Maybe something that could be tested in gnome-tweak-tool? - though it would probably need a desktop restart to take effect.
I think Ubuntu considers this a blocker to dropping language-selector and adopting the full region panel; it would at least be a regression if there were no longer a GUI for this. In Tunisia for example, Arabic is the main language but French is the common secondary language. According to Damned Lies, GNOME 3.6 is only 78% translated for Arabic but French is virtually complete. I've noticed that Brazilian Portuguese tends to be a bit more complete than Portuguese. I've always thought it would be cool if Portuguese would automatically fall back to Brazilian (even though that's the reverse of how I think it usually works). I think a single fallback option as proposed in comment 2 would be sufficient for most people (and more than one fallback would probably be too confusing especially as I believe English is a hard-coded final fallback). We could be especially smart and also try to automatically set the fallback to the right thing for countries/languages we know about (Slovak>Czech, Tunisia Arabic>French, Portuguese>Brazilian, etc.).
We can argue against this saying "we should just have complete translations" but that's not particularly practical and it becomes even less practical when we consider wanting to ship 3rd party apps. It's quite unlikely that these will be fully-translated into all the languages in the world (or even all the languages that GNOME is reasonably well-translated for). Having a fallback (that isn't hardcoded to English) is important for this reason as well. Another fun example: a French guy who is learning Esperanto (which has only a partially-completed translation). Why should he ever have to see English strings?
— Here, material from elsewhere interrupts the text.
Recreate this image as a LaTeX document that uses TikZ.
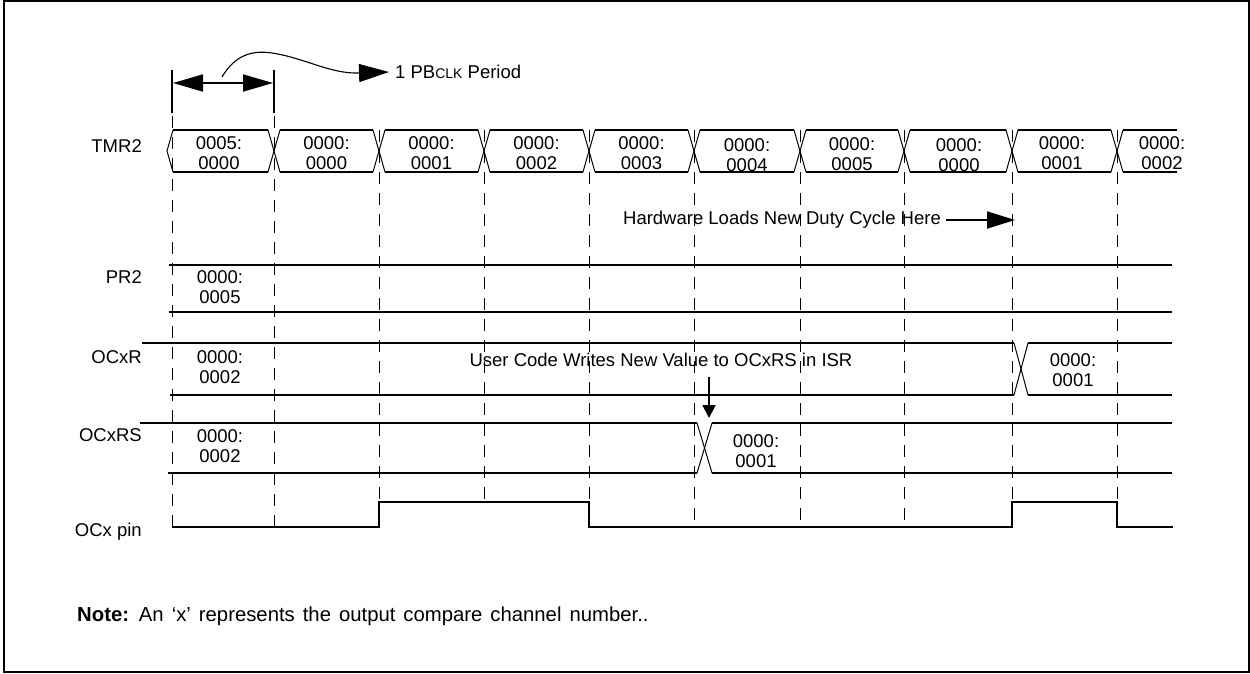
\documentclass[tikz,border=0pt]{standalone}
\usepackage{fontspec}
\setmainfont{Liberation Sans}
\usetikzlibrary{arrows.meta}
\begin{document}
\begin{tikzpicture}[x=1pt,y=-1pt,
  sig/.style={line width=1.8pt},
  pin/.style={line width=2.4pt},
  slope/.style={line width=1pt},
  gridline/.style={line width=0.9pt, dash pattern=on 12pt off 9pt},
  lbl/.style={font=\fontsize{18.5}{20}\selectfont, anchor=base east, inner sep=0pt},
  val/.style={font=\fontsize{18.5}{20}\selectfont, align=center, inner sep=0pt},
  txt/.style={font=\fontsize{18.5}{20}\selectfont, inner sep=0pt},
  notetxt/.style={font=\fontsize{20.3}{22}\selectfont, inner sep=0pt},
  bigtip/.style={-{Triangle[length=28pt,width=17pt]}},
]
\useasboundingbox (0,0) rectangle (1250,673);
\draw[line width=2pt] (4,1) rectangle (1249,672);

% period markers
\draw[sig] (172,70) -- (172,113);
\draw[sig] (274,70) -- (274,113);
\coordinate (pa) at (173,83);
\coordinate (pb) at (273,83);
\draw[sig, {Triangle[length=30pt,width=17pt]}-{Triangle[length=30pt,width=17pt]}] (pa) -- (pb);
\node[txt, anchor=west] (pbclk) at (395,72) {1 PB{\fontsize{14}{14}\selectfont CLK} Period};
\coordinate (cs) at (222,77);
\draw[line width=1.1pt, -{Triangle[length=30pt,width=18pt]}] (cs) .. controls (235,55) and (252,50) .. (272,53)
  .. controls (305,58) and (330,74) .. ([xshift=-6pt]pbclk.west);

% vertical dashed grid
\foreach \x in {172,274} \draw[gridline] (\x,116) -- (\x,527);
\foreach \x in {694,800,904} \draw[gridline] (\x,130) -- (\x,527);
\foreach \x in {379,484,589,1012,1117} \draw[gridline] (\x,130) -- (\x,502);

% TMR2 bus
\node[lbl] (ltmr) at (142,152.5) {TMR2};
\draw[slope] (173,130) -- (167,151) -- (173,172);
\foreach \a/\b in {173/268, 280/373, 385/478, 490/583, 595/688, 700/794, 806/898, 910/1006, 1018/1111} {
  \draw[sig] (\a,130) -- (\b,130);
  \draw[sig] (\a,172) -- (\b,172);
}
\draw[sig] (1123,130) -- (1177,130);
\draw[sig] (1123,172) -- (1177,172);
\foreach \c in {274,379,484,589,694,800,904,1012,1117} {
  \draw[slope] (\c-6,130) -- (\c+6,172);
  \draw[slope] (\c-6,172) -- (\c+6,130);
}
\node[val] (t1) at (219,153) {0005:\\0000};
\node[val] (t2) at (326.5,153) {0000:\\0000};
\node[val] (t3) at (431.5,153) {0000:\\0001};
\node[val] (t4) at (536.5,153) {0000:\\0002};
\node[val] (t5) at (641.5,153) {0000:\\0003};
\node[val] (t6) at (747,155) {0000:\\0004};
\node[val] (t7) at (852,154) {0000:\\0005};
\node[val] (t8) at (959,155) {0000:\\0000};
\node[val] (t9) at (1062,153) {0000:\\0001};
\node[val] (t10) at (1162,153) {0000:\\0002};

% hardware loads
\node[txt] (hw) at (782,220) {Hardware Loads New Duty Cycle Here};
\coordinate (hwend) at (1015,220);
\draw[sig, bigtip] ([xshift=5pt]hw.east) -- (hwend);

% PR2
\node[lbl] (lpr2) at (142,283.5) {PR2};
\draw[sig] (169,265) -- (1172,265);
\draw[sig] (169,312) -- (1172,312);
\node[val] (vpr2) at (220,287) {0000:\\0005};

% OCxR
\node[lbl] (locr) at (142,363.5) {OCxR};
\draw[sig] (142,343) -- (1014,343);
\draw[sig] (170,395) -- (1014,395);
\draw[slope] (1014,343) -- (1028,395);
\draw[slope] (1014,395) -- (1028,343);
\draw[sig] (1028,343) -- (1172,343);
\draw[sig] (1028,395) -- (1172,395);
\node[val] (vocr1) at (220,367) {0000:\\0002};
\node[val] (vocr2) at (1073,370) {0000:\\0001};
\node[txt] (uc) at (661,360) {User Code Writes New Value to OCxRS in ISR};

% OCxRS
\node[lbl] (locrs) at (142,441.5) {OCxRS};
\draw[sig] (140,423) -- (697,423);
\draw[sig] (168,473) -- (697,473);
\draw[slope] (697,423) -- (712,473);
\draw[slope] (697,473) -- (712,423);
\draw[sig] (712,423) -- (1172,423);
\draw[sig] (712,473) -- (1172,473);
\node[val] (vocrs1) at (220,446) {0000:\\0002};
\node[val] (vocrs2) at (756,451) {0000:\\0001};
\coordinate (ucs) at (709,377);
\coordinate (uce) at (709,418);
\draw[sig, -{Triangle[length=13pt,width=13pt]}] (ucs) -- (uce);

% OCx pin
\node[lbl] (lpin) at (142,536.5) {OCx pin};
\draw[pin] (172,527) -- (379,527) -- (379,502) -- (589,502) -- (589,527) -- (1012,527)
  -- (1012,502) -- (1117,502) -- (1117,527) -- (1173,527);

% note
\node[notetxt, anchor=base west] (note) at (77,621) {\spaceskip=8pt\relax\textbf{Note:} An ‘x’ represents the output compare channel number..};
\end{tikzpicture}
\end{document}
There is an important aspect that hasn't been mentioned so far: Only GNU applications understand the LANGUAGE environment variable. In other words, very important applications that are shipped with e.g. Ubuntu, such as Firefox/Thunderbird and LibreOffice, lack the ability to use other fallback languages but English anyway. Personally I used to think that a UI for managing the LANGUAGE priority list should be added to "Region & Language", but I'm not sure any longer. It would be a challenge to design such a UI so it wouldn't be hard to understand for some. The idea mentioned above with only setting one fallback language sounds as an interesting compromise. The design of such a feature would be much easier. "If the translation into the language of your choice isn't complete, try ... instead." I kind of like that.
> There is an important aspect that hasn't been mentioned so far: Only GNU > applications understand the LANGUAGE environment variable. To clarify that: interpreting LANGUAGE is a feature of GNU gettext. You don't have to be a GNU application to benefit from that - its enough to use gettext on a glibc-based system. But indeed, neither firefox nor libreoffice do so.